- **Plotting code records**:
++++++

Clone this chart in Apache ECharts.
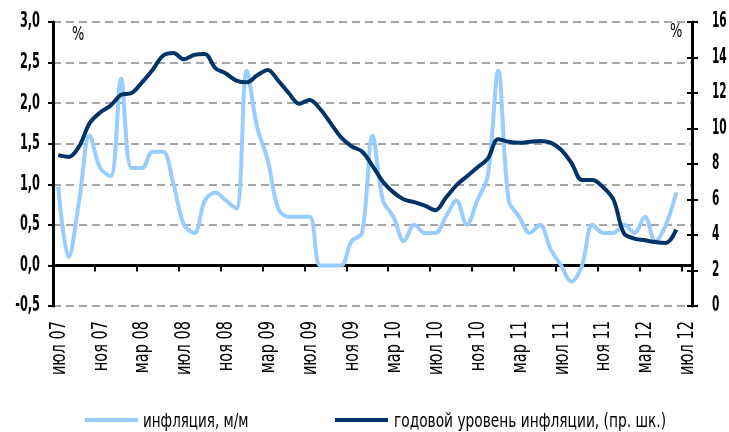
<!DOCTYPE html>
<html>
<head>
<meta charset="utf-8">
<script src="https://cdn.jsdelivr.net/npm/echarts@6/dist/echarts.min.js"></script>
<style>
html,body{margin:0;padding:0;background:#fff;}
#chart{width:729px;height:432px;}
</style>
</head>
<body>
<div id="chart"></div>
<script>
var months = ['янв','фев','мар','апр','май','июн','июл','авг','сен','окт','ноя','дек'];
var categories = [];
(function(){
  for (var k = 0; k < 61; k++) {
    var m = (6 + k) % 12;
    var y = 7 + Math.floor((6 + k) / 12);
    categories.push(months[m] + ' ' + (y < 10 ? '0' + y : '' + y));
  }
})();

var inflationMoM = [
  0.97, 0.1, 0.8, 1.6, 1.2, 1.1,
  2.3, 1.2, 1.2, 1.4, 1.4, 1.0, 0.5, 0.4, 0.8, 0.9, 0.8, 0.7,
  2.4, 1.7, 1.3, 0.7, 0.6, 0.6, 0.6, 0.0, 0.0, 0.0, 0.3, 0.4,
  1.6, 0.8, 0.6, 0.3, 0.5, 0.4, 0.4, 0.6, 0.8, 0.5, 0.8, 1.1,
  2.4, 0.8, 0.6, 0.4, 0.5, 0.2, 0.0, -0.2, 0.0, 0.5, 0.4, 0.4,
  0.5, 0.4, 0.6, 0.3, 0.5, 0.9, null
];
var inflationYoY = [
  8.5, 8.4, 9.0, 10.3, 10.9, 11.3,
  11.9, 12.0, 12.6, 13.3, 14.1, 14.25, 13.9, 14.15, 14.2, 13.4, 13.1, 12.7,
  12.6, 13.0, 13.3, 12.7, 12.0, 11.4, 11.6, 11.1, 10.3, 9.5, 9.0, 8.7,
  7.9, 7.0, 6.4, 6.0, 5.85, 5.65, 5.4, 6.1, 6.8, 7.3, 7.8, 8.3,
  9.4, 9.25, 9.2, 9.25, 9.3, 9.2, 8.8, 8.05, 7.1, 7.1, 6.7, 6.0,
  4.1, 3.8, 3.7, 3.6, 3.55, 4.3, null
];
var seriesNames = ['инфляция, м/м', 'годовой уровень инфляции, (пр. шк.)'];
var leftTicks = [-0.5, 0, 0.5, 1, 1.5, 2, 2.5, 3];
var leftTickLabels = ['-0,5', '0,0', '0,5', '1,0', '1,5', '2,0', '2,5', '3,0'];
var rightTicks = [0, 2, 4, 6, 8, 10, 12, 14, 16];
var rightTickLabels = ['0', '2', '4', '6', '8', '10', '12', '14', '16'];
var xLabelEvery = 4;

var FONT = '"DejaVu Sans Condensed", "DejaVu Sans", sans-serif';
var NARROW = 0.74;

var chart = echarts.init(document.getElementById('chart'), null, {renderer: 'canvas'});
var legendCommon = {
  top: 418, padding: 0, itemWidth: 53, itemHeight: 4, icon: 'rect',
  formatter: function () { return ''; },
  textStyle: {fontSize: 4}
};
chart.setOption({
  animation: false,
  textStyle: {fontFamily: FONT},
  grid: {left: 53, right: 37, top: 22, bottom: 126, containLabel: false},
  legend: [
    Object.assign({left: 85, data: [seriesNames[0]]}, legendCommon),
    Object.assign({left: 335, data: [seriesNames[1]]}, legendCommon)
  ],
  xAxis: [
    {
      type: 'category', data: categories, boundaryGap: true, position: 'bottom',
      axisLine: {show: true, onZero: true, lineStyle: {color: '#000', width: 3}},
      axisTick: {show: true, interval: xLabelEvery - 1, length: 6, lineStyle: {color: '#000', width: 2}},
      axisLabel: {show: false},
      splitLine: {show: false}
    }
  ],
  yAxis: [
    {
      type: 'value', min: -0.5, max: 3, interval: 0.5, position: 'left',
      axisLine: {show: true, lineStyle: {color: '#000', width: 3}},
      axisTick: {show: true, length: 5, lineStyle: {color: '#000', width: 2}},
      splitLine: {show: true, lineStyle: {type: [8, 5], color: '#a6a6a6', width: 2}},
      axisLabel: {show: false}
    },
    {
      type: 'value', min: 0, max: 16, interval: 2, position: 'right',
      axisLine: {show: true, lineStyle: {color: '#000', width: 3}},
      axisTick: {show: true, length: 6, lineStyle: {color: '#000', width: 2}},
      splitLine: {show: false},
      axisLabel: {show: false}
    },
    {
      type: 'value', min: 0, max: 16, interval: 2, position: 'right',
      axisLine: {show: false},
      axisTick: {show: true, inside: true, length: 5, lineStyle: {color: '#000', width: 2}},
      splitLine: {show: false},
      axisLabel: {show: false}
    }
  ],
  series: [
    {
      name: seriesNames[0], type: 'line', xAxisIndex: 0, yAxisIndex: 0,
      data: inflationMoM, smooth: 0.35, showSymbol: false, symbol: 'none',
      lineStyle: {color: '#99ccff', width: 4}, itemStyle: {color: '#99ccff'}
    },
    {
      name: seriesNames[1], type: 'line', xAxisIndex: 0, yAxisIndex: 1,
      data: inflationYoY, smooth: 0.35, showSymbol: false, symbol: 'none',
      lineStyle: {color: '#003366', width: 4}, itemStyle: {color: '#003366'}
    }
  ]
});

// Condensed text labels placed through the chart's own axis scales
var g = [];
function narrowText(x, y, text, opts) {
  return {
    type: 'text', x: x, y: y, scaleX: opts.scaleX || NARROW, rotation: opts.rotation || 0,
    silent: true,
    style: {
      text: text, fill: '#000',
      font: (opts.weight || 'normal') + ' ' + opts.size + 'px ' + FONT,
      align: opts.align || 'left', verticalAlign: opts.vAlign || 'middle'
    }
  };
}
leftTicks.forEach(function (v, i) {
  var py = chart.convertToPixel({yAxisIndex: 0}, v);
  g.push(narrowText(40, py, leftTickLabels[i], {size: 21, weight: 'bold', align: 'right', scaleX: 0.6}));
});
rightTicks.forEach(function (v, i) {
  var py = chart.convertToPixel({yAxisIndex: 1}, v);
  g.push(narrowText(712, py, rightTickLabels[i], {size: 21, weight: 'bold', align: 'left', scaleX: 0.56}));
});
categories.forEach(function (c, i) {
  if (i % xLabelEvery !== 0) return;
  var px = chart.convertToPixel({xAxisIndex: 0}, i);
  g.push(narrowText(px + 1, 321, c, {size: 21, align: 'right', rotation: Math.PI / 2, scaleX: 0.77}));
});
g.push(narrowText(143, 422, seriesNames[0], {size: 20, align: 'left', scaleX: 0.75}));
g.push(narrowText(394, 422, seriesNames[1], {size: 20, align: 'left', scaleX: 0.765}));
g.push(narrowText(72, 35, '%', {size: 20, align: 'left', scaleX: 0.72}));
g.push(narrowText(670, 32, '%', {size: 20, align: 'left', scaleX: 0.72}));
chart.setOption({graphic: g});
</script>
</body>
</html>
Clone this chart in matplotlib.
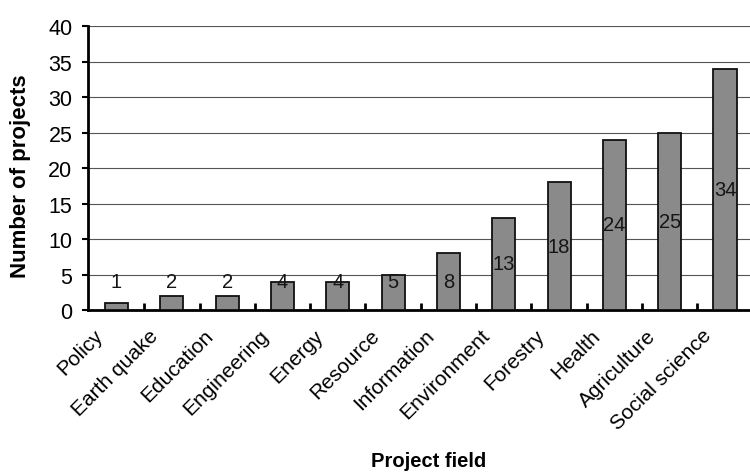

++++++

- **Goal**: Every line of the data should be copied as it stands, without the images.

- **Response to the exercise**:
Clone this chart in Apache ECharts.
<!DOCTYPE html>
<html>
<head>
<meta charset="utf-8">
<script src="https://cdn.jsdelivr.net/npm/echarts@6/dist/echarts.min.js"></script>
<style>
html,body{margin:0;padding:0;background:#fff;}
#chart{width:729px;height:432px;}
</style>
</head>
<body>
<div id="chart"></div>
<script>
var months = ['янв','фев','мар','апр','май','июн','июл','авг','сен','окт','ноя','дек'];
var categories = [];
(function(){
  for (var k = 0; k < 61; k++) {
    var m = (6 + k) % 12;
    var y = 7 + Math.floor((6 + k) / 12);
    categories.push(months[m] + ' ' + (y < 10 ? '0' + y : '' + y));
  }
})();

var inflationMoM = [
  0.97, 0.1, 0.8, 1.6, 1.2, 1.1,
  2.3, 1.2, 1.2, 1.4, 1.4, 1.0, 0.5, 0.4, 0.8, 0.9, 0.8, 0.7,
  2.4, 1.7, 1.3, 0.7, 0.6, 0.6, 0.6, 0.0, 0.0, 0.0, 0.3, 0.4,
  1.6, 0.8, 0.6, 0.3, 0.5, 0.4, 0.4, 0.6, 0.8, 0.5, 0.8, 1.1,
  2.4, 0.8, 0.6, 0.4, 0.5, 0.2, 0.0, -0.2, 0.0, 0.5, 0.4, 0.4,
  0.5, 0.4, 0.6, 0.3, 0.5, 0.9, null
];
var inflationYoY = [
  8.5, 8.4, 9.0, 10.3, 10.9, 11.3,
  11.9, 12.0, 12.6, 13.3, 14.1, 14.25, 13.9, 14.15, 14.2, 13.4, 13.1, 12.7,
  12.6, 13.0, 13.3, 12.7, 12.0, 11.4, 11.6, 11.1, 10.3, 9.5, 9.0, 8.7,
  7.9, 7.0, 6.4, 6.0, 5.85, 5.65, 5.4, 6.1, 6.8, 7.3, 7.8, 8.3,
  9.4, 9.25, 9.2, 9.25, 9.3, 9.2, 8.8, 8.05, 7.1, 7.1, 6.7, 6.0,
  4.1, 3.8, 3.7, 3.6, 3.55, 4.3, null
];
var seriesNames = ['инфляция, м/м', 'годовой уровень инфляции, (пр. шк.)'];
var leftTicks = [-0.5, 0, 0.5, 1, 1.5, 2, 2.5, 3];
var leftTickLabels = ['-0,5', '0,0', '0,5', '1,0', '1,5', '2,0', '2,5', '3,0'];
var rightTicks = [0, 2, 4, 6, 8, 10, 12, 14, 16];
var rightTickLabels = ['0', '2', '4', '6', '8', '10', '12', '14', '16'];
var xLabelEvery = 4;

var FONT = '"DejaVu Sans Condensed", "DejaVu Sans", sans-serif';
var NARROW = 0.74;

var chart = echarts.init(document.getElementById('chart'), null, {renderer: 'canvas'});
var legendCommon = {
  top: 418, padding: 0, itemWidth: 53, itemHeight: 4, icon: 'rect',
  formatter: function () { return ''; },
  textStyle: {fontSize: 4}
};
chart.setOption({
  animation: false,
  textStyle: {fontFamily: FONT},
  grid: {left: 53, right: 37, top: 22, bottom: 126, containLabel: false},
  legend: [
    Object.assign({left: 85, data: [seriesNames[0]]}, legendCommon),
    Object.assign({left: 335, data: [seriesNames[1]]}, legendCommon)
  ],
  xAxis: [
    {
      type: 'category', data: categories, boundaryGap: true, position: 'bottom',
      axisLine: {show: true, onZero: true, lineStyle: {color: '#000', width: 3}},
      axisTick: {show: true, interval: xLabelEvery - 1, length: 6, lineStyle: {color: '#000', width: 2}},
      axisLabel: {show: false},
      splitLine: {show: false}
    }
  ],
  yAxis: [
    {
      type: 'value', min: -0.5, max: 3, interval: 0.5, position: 'left',
      axisLine: {show: true, lineStyle: {color: '#000', width: 3}},
      axisTick: {show: true, length: 5, lineStyle: {color: '#000', width: 2}},
      splitLine: {show: true, lineStyle: {type: [8, 5], color: '#a6a6a6', width: 2}},
      axisLabel: {show: false}
    },
    {
      type: 'value', min: 0, max: 16, interval: 2, position: 'right',
      axisLine: {show: true, lineStyle: {color: '#000', width: 3}},
      axisTick: {show: true, length: 6, lineStyle: {color: '#000', width: 2}},
      splitLine: {show: false},
      axisLabel: {show: false}
    },
    {
      type: 'value', min: 0, max: 16, interval: 2, position: 'right',
      axisLine: {show: false},
      axisTick: {show: true, inside: true, length: 5, lineStyle: {color: '#000', width: 2}},
      splitLine: {show: false},
      axisLabel: {show: false}
    }
  ],
  series: [
    {
      name: seriesNames[0], type: 'line', xAxisIndex: 0, yAxisIndex: 0,
      data: inflationMoM, smooth: 0.35, showSymbol: false, symbol: 'none',
      lineStyle: {color: '#99ccff', width: 4}, itemStyle: {color: '#99ccff'}
    },
    {
      name: seriesNames[1], type: 'line', xAxisIndex: 0, yAxisIndex: 1,
      data: inflationYoY, smooth: 0.35, showSymbol: false, symbol: 'none',
      lineStyle: {color: '#003366', width: 4}, itemStyle: {color: '#003366'}
    }
  ]
});

// Condensed text labels placed through the chart's own axis scales
var g = [];
function narrowText(x, y, text, opts) {
  return {
    type: 'text', x: x, y: y, scaleX: opts.scaleX || NARROW, rotation: opts.rotation || 0,
    silent: true,
    style: {
      text: text, fill: '#000',
      font: (opts.weight || 'normal') + ' ' + opts.size + 'px ' + FONT,
      align: opts.align || 'left', verticalAlign: opts.vAlign || 'middle'
    }
  };
}
leftTicks.forEach(function (v, i) {
  var py = chart.convertToPixel({yAxisIndex: 0}, v);
  g.push(narrowText(40, py, leftTickLabels[i], {size: 21, weight: 'bold', align: 'right', scaleX: 0.6}));
});
rightTicks.forEach(function (v, i) {
  var py = chart.convertToPixel({yAxisIndex: 1}, v);
  g.push(narrowText(712, py, rightTickLabels[i], {size: 21, weight: 'bold', align: 'left', scaleX: 0.56}));
});
categories.forEach(function (c, i) {
  if (i % xLabelEvery !== 0) return;
  var px = chart.convertToPixel({xAxisIndex: 0}, i);
  g.push(narrowText(px + 1, 321, c, {size: 21, align: 'right', rotation: Math.PI / 2, scaleX: 0.77}));
});
g.push(narrowText(143, 422, seriesNames[0], {size: 20, align: 'left', scaleX: 0.75}));
g.push(narrowText(394, 422, seriesNames[1], {size: 20, align: 'left', scaleX: 0.765}));
g.push(narrowText(72, 35, '%', {size: 20, align: 'left', scaleX: 0.72}));
g.push(narrowText(670, 32, '%', {size: 20, align: 'left', scaleX: 0.72}));
chart.setOption({graphic: g});
</script>
</body>
</html>
Clone this chart in matplotlib.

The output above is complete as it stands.